Points to consider for your essay:

You can sue some or all of these questions as points to answer and arrange in order to help you structure and over the most important areas of your essay.

1. What is the context and meaning of the design?
What were the original historical, political and geographical contexts of your chosen design movement/ designer?
Where and when was it thought up and produced?
Was this style a reaction against something that had happened before or was it an expression of a new phase in social development or technology?
Was your chosen design/ designer leading or being lead by developments and the pace of change?
How was the style intended to function?
Was it for a large or a small audience and did it speak about quality or mass availability and usefulness?

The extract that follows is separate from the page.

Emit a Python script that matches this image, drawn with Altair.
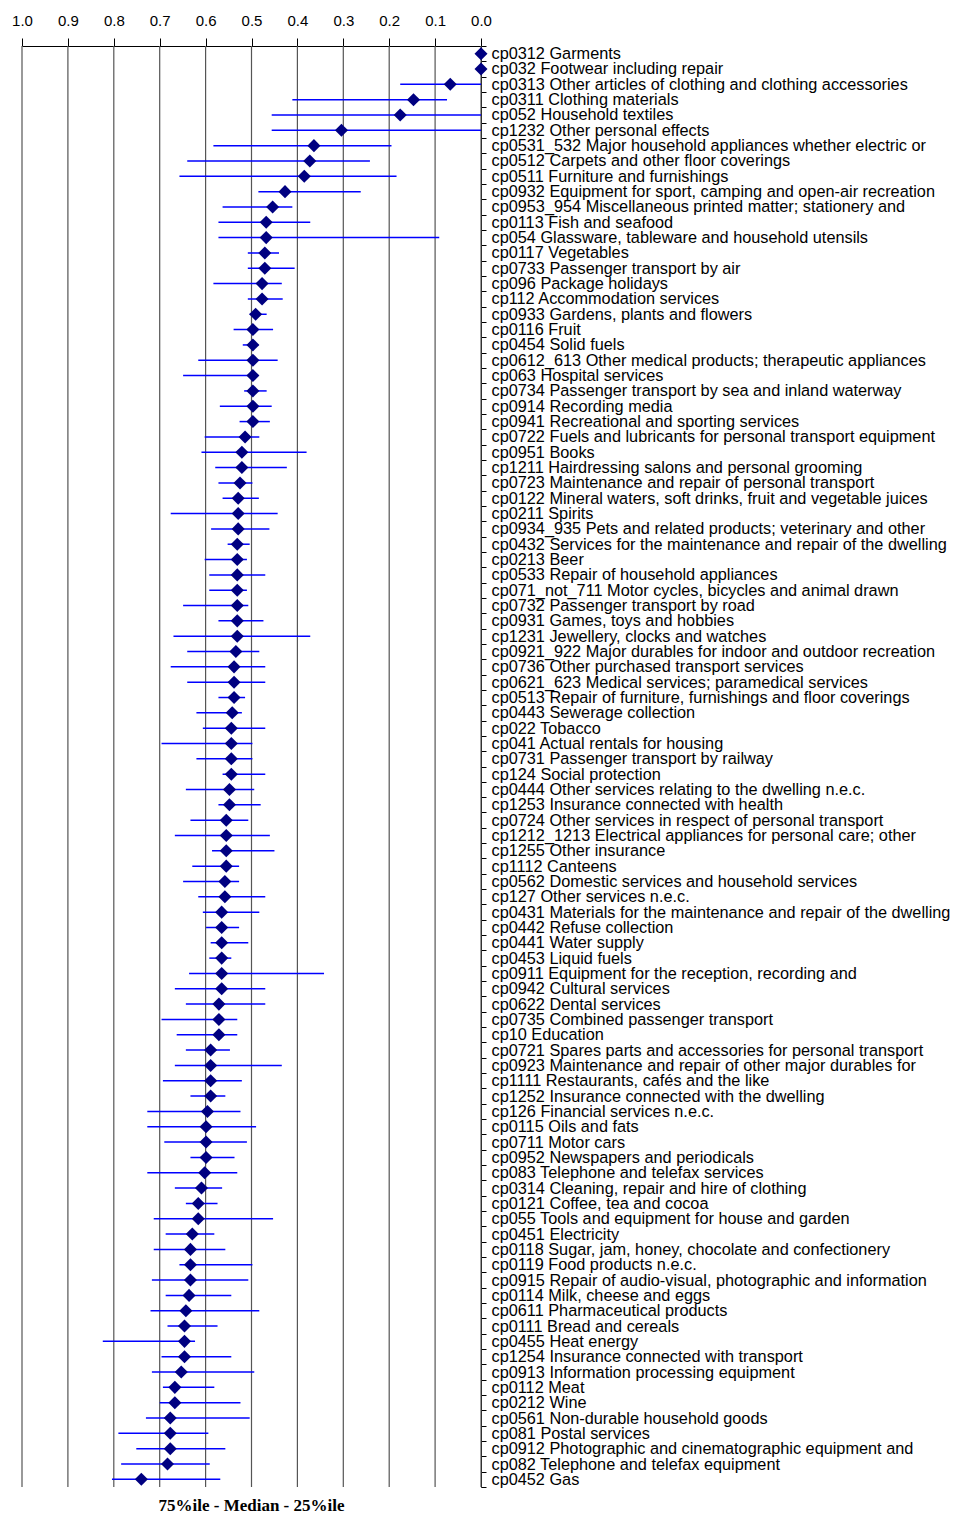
import altair as alt
import pandas as pd

categories = [
    "cp0312 Garments", "cp032 Footwear including repair",
    "cp0313 Other articles of clothing and clothing accessories", "cp0311 Clothing materials",
    "cp052 Household textiles", "cp1232 Other personal effects",
    "cp0531_532 Major household appliances whether electric or", "cp0512 Carpets and other floor coverings",
    "cp0511 Furniture and furnishings", "cp0932 Equipment for sport, camping and open-air recreation",
    "cp0953_954 Miscellaneous printed matter; stationery and", "cp0113 Fish and seafood",
    "cp054 Glassware, tableware and household utensils", "cp0117 Vegetables",
    "cp0733 Passenger transport by air", "cp096 Package holidays",
    "cp112 Accommodation services", "cp0933 Gardens, plants and flowers",
    "cp0116 Fruit", "cp0454 Solid fuels",
    "cp0612_613 Other medical products; therapeutic appliances", "cp063 Hospital services",
    "cp0734 Passenger transport by sea and inland waterway", "cp0914 Recording media",
    "cp0941 Recreational and sporting services", "cp0722 Fuels and lubricants for personal transport equipment",
    "cp0951 Books", "cp1211 Hairdressing salons and personal grooming",
    "cp0723 Maintenance and repair of personal transport", "cp0122 Mineral waters, soft drinks, fruit and vegetable juices",
    "cp0211 Spirits", "cp0934_935 Pets and related products; veterinary and other",
    "cp0432 Services for the maintenance and repair of the dwelling", "cp0213 Beer",
    "cp0533 Repair of household appliances", "cp071_not_711 Motor cycles, bicycles and animal drawn",
    "cp0732 Passenger transport by road", "cp0931 Games, toys and hobbies",
    "cp1231 Jewellery, clocks and watches", "cp0921_922 Major durables for indoor and outdoor recreation",
    "cp0736 Other purchased transport services", "cp0621_623 Medical services; paramedical services",
    "cp0513 Repair of furniture, furnishings and floor coverings", "cp0443 Sewerage collection",
    "cp022 Tobacco", "cp041 Actual rentals for housing",
    "cp0731 Passenger transport by railway", "cp124 Social protection",
    "cp0444 Other services relating to the dwelling n.e.c.", "cp1253 Insurance connected with health",
    "cp0724 Other services in respect of personal transport", "cp1212_1213 Electrical appliances for personal care; other",
    "cp1255 Other insurance", "cp1112 Canteens",
    "cp0562 Domestic services and household services", "cp127 Other services n.e.c.",
    "cp0431 Materials for the maintenance and repair of the dwelling", "cp0442 Refuse collection",
    "cp0441 Water supply", "cp0453 Liquid fuels",
    "cp0911 Equipment for the reception, recording and", "cp0942 Cultural services",
    "cp0622 Dental services", "cp0735 Combined passenger transport",
    "cp10 Education", "cp0721 Spares parts and accessories for personal transport",
    "cp0923 Maintenance and repair of other major durables for", "cp1111 Restaurants, cafés and the like",
    "cp1252 Insurance connected with the dwelling", "cp126 Financial services n.e.c.",
    "cp0115 Oils and fats", "cp0711 Motor cars",
    "cp0952 Newspapers and periodicals", "cp083 Telephone and telefax services",
    "cp0314 Cleaning, repair and hire of clothing", "cp0121 Coffee, tea and cocoa",
    "cp055 Tools and equipment for house and garden", "cp0451 Electricity",
    "cp0118 Sugar, jam, honey, chocolate and confectionery", "cp0119 Food products n.e.c.",
    "cp0915 Repair of audio-visual, photographic and information", "cp0114 Milk, cheese and eggs",
    "cp0611 Pharmaceutical products", "cp0111 Bread and cereals",
    "cp0455 Heat energy", "cp1254 Insurance connected with transport",
    "cp0913 Information processing equipment", "cp0112 Meat",
    "cp0212 Wine", "cp0561 Non-durable household goods",
    "cp081 Postal services", "cp0912 Photographic and cinematographic equipment and",
    "cp082 Telephone and telefax equipment", "cp0452 Gas",
]

median = [
    0.0, 0.0, 0.067, 0.147, 0.176, 0.304, 0.364, 0.373, 0.385, 0.427,
    0.454, 0.468, 0.468, 0.471, 0.471, 0.477, 0.477, 0.491, 0.497, 0.497,
    0.497, 0.497, 0.497, 0.497, 0.497, 0.514, 0.521, 0.521, 0.525, 0.529,
    0.529, 0.529, 0.531, 0.531, 0.531, 0.531, 0.531, 0.531, 0.531, 0.534,
    0.538, 0.538, 0.538, 0.542, 0.544, 0.544, 0.544, 0.544, 0.548, 0.548,
    0.555, 0.555, 0.555, 0.555, 0.558, 0.558, 0.565, 0.565, 0.565, 0.565,
    0.565, 0.565, 0.571, 0.571, 0.571, 0.589, 0.589, 0.589, 0.589, 0.596,
    0.599, 0.599, 0.599, 0.602, 0.609, 0.616, 0.616, 0.629, 0.633, 0.633,
    0.633, 0.636, 0.643, 0.646, 0.646, 0.646, 0.653, 0.667, 0.667, 0.677,
    0.677, 0.677, 0.683, 0.740,
]

p75 = [
    0.0, 0.0, 0.176, 0.411, 0.456, 0.456, 0.583, 0.640, 0.657, 0.485,
    0.563, 0.572, 0.572, 0.508, 0.508, 0.583, 0.508, 0.504, 0.539, 0.519,
    0.616, 0.649, 0.516, 0.569, 0.526, 0.602, 0.609, 0.579, 0.572, 0.563,
    0.676, 0.588, 0.552, 0.602, 0.592, 0.592, 0.649, 0.572, 0.670, 0.640,
    0.676, 0.640, 0.572, 0.620, 0.606, 0.696, 0.620, 0.563, 0.643, 0.572,
    0.633, 0.667, 0.586, 0.629, 0.649, 0.616, 0.606, 0.599, 0.589, 0.592,
    0.636, 0.667, 0.643, 0.696, 0.663, 0.643, 0.667, 0.693, 0.633, 0.727,
    0.727, 0.690, 0.633, 0.727, 0.667, 0.643, 0.713, 0.687, 0.713, 0.657,
    0.717, 0.687, 0.720, 0.683, 0.824, 0.696, 0.717, 0.693, 0.700, 0.730,
    0.790, 0.751, 0.784, 0.804,
]

p25 = [
    0.0, 0.0, 0.0, 0.074, 0.0, 0.0, 0.195, 0.242, 0.184, 0.262,
    0.411, 0.372, 0.091, 0.440, 0.406, 0.434, 0.432, 0.467, 0.453, 0.485,
    0.443, 0.485, 0.467, 0.456, 0.460, 0.483, 0.380, 0.423, 0.498, 0.484,
    0.443, 0.461, 0.504, 0.510, 0.470, 0.510, 0.507, 0.474, 0.372, 0.483,
    0.470, 0.470, 0.514, 0.521, 0.470, 0.498, 0.498, 0.470, 0.494, 0.480,
    0.507, 0.460, 0.450, 0.527, 0.527, 0.470, 0.483, 0.527, 0.507, 0.544,
    0.342, 0.470, 0.470, 0.531, 0.531, 0.547, 0.434, 0.521, 0.557, 0.524,
    0.490, 0.510, 0.537, 0.531, 0.564, 0.574, 0.453, 0.581, 0.557, 0.498,
    0.507, 0.544, 0.483, 0.574, 0.623, 0.544, 0.494, 0.581, 0.524, 0.504,
    0.594, 0.557, 0.591, 0.568,
]

grid_values = [1.0, 0.9, 0.8, 0.7, 0.6, 0.5, 0.4, 0.3, 0.2, 0.1, 0.0]

df = pd.DataFrame({"cat": categories, "median": median, "p75": p75, "p25": p25})
grid_df = pd.DataFrame({"v": grid_values})

xscale = alt.Scale(domain=[1.0, 0.0], nice=False)
font = "Liberation Sans"

grid = (
    alt.Chart(grid_df)
    .mark_rule(color="#555555", strokeWidth=1.2)
    .encode(
        x=alt.X(
            "v:Q", scale=xscale, title=None,
            axis=alt.Axis(
                orient="top", values=grid_values, format=".1f", grid=False,
                labelFont=font, labelFontSize=15, labelColor="black", labelPadding=10,
                tickColor="black", domainColor="black", tickSize=8, labelFlush=False,
            ),
        )
    )
)

bars = (
    alt.Chart(df)
    .mark_rule(color="#0000ff", strokeWidth=1.5)
    .encode(
        y=alt.Y(
            "cat:N",
            sort=categories,
            title=None,
            scale=alt.Scale(paddingInner=0, paddingOuter=0),
            axis=alt.Axis(
                orient="right", tickBand="extent", labelFont=font, labelFontSize=16.3,
                labelColor="black", labelPadding=5, tickSize=5, tickColor="black",
                domainColor="black", labelLimit=0,
            ),
        ),
        x=alt.X("p75:Q", scale=xscale),
        x2="p25:Q",
    )
)

points = (
    alt.Chart(df)
    .mark_point(shape="diamond", filled=True, color="#000080", size=170, opacity=1)
    .encode(y=alt.Y("cat:N", sort=categories), x=alt.X("median:Q", scale=xscale))
)

chart = (
    (grid + bars + points)
    .properties(
        width=459, height=1441,
        autosize=alt.AutoSizeParams(type="none"),
        padding={"left": 14, "top": 38, "right": 478, "bottom": 32},
        title=alt.TitleParams(
            "75%ile - Median - 25%ile", orient="bottom", anchor="middle",
            font="Liberation Serif", fontSize=17, fontWeight="bold", color="black", offset=10,
        ),
    )
    .configure_view(stroke=None)
)

chart.save("out.html", embed_options={"renderer": "svg", "actions": False})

2. How does design work through visual language and visual style?
Does it try to be legible and functional or does it take pleasure or emphasise its own decoration and signature?
Was the design style concerned with work or leisure?
Does it prioritise elegance and balance or dynamism and vigor?
Is it cool, classical, calm and collected or is it moving, disintegrating, agitated and high tempo?
Is it serious as an expression of strong ideas?
By contrast, is it an attempt at escapism? Is it chiefly concerned with fun and relaxation?
Why is this and how is it expressed in visual terms?
How is colour used?
How is type used to convey a graphical meaning?
What are the relationship of the elements - is it simple and large scaled or small and crowded?

3. How is design used?
When a designer makes something, does he or she completely manufacture the design from start to finish?
Does the design grown from something that already exists?
Is the design completed when it is used by the public?
Consider audience and form and meaning:
                        How do they interrelate?
                        Can they ever be split? (Can the style be used n its own or is it glued to the time and place in which it was made?)
                        Does form follow function? (Is that why it looks the way it does?)
                        Is there a referent in the language of the design? (Literally does it refer to a specific meaning from the time and place in which it was first generated?)
                        Is this lost? (Is the style left just on its own with the specific historical meaning being long gone)
                        Does this referent have a social/ political context?
                        Does the designer work to promote a definite ideology (set of ideas and beliefs) of which he/she/ they are self conscious?
                        How does mass circulation and reproduction relate to the meaning of the design and the visual language?
                        Does the design mean to be handmade and unique or handmade-looking, mass-made and common?
                        What is the users experience of the design?
                        Is this experience intended by the designer or has another set of meanings crept in? (Do people remake things and use them in another way to that which the designer had in mind?)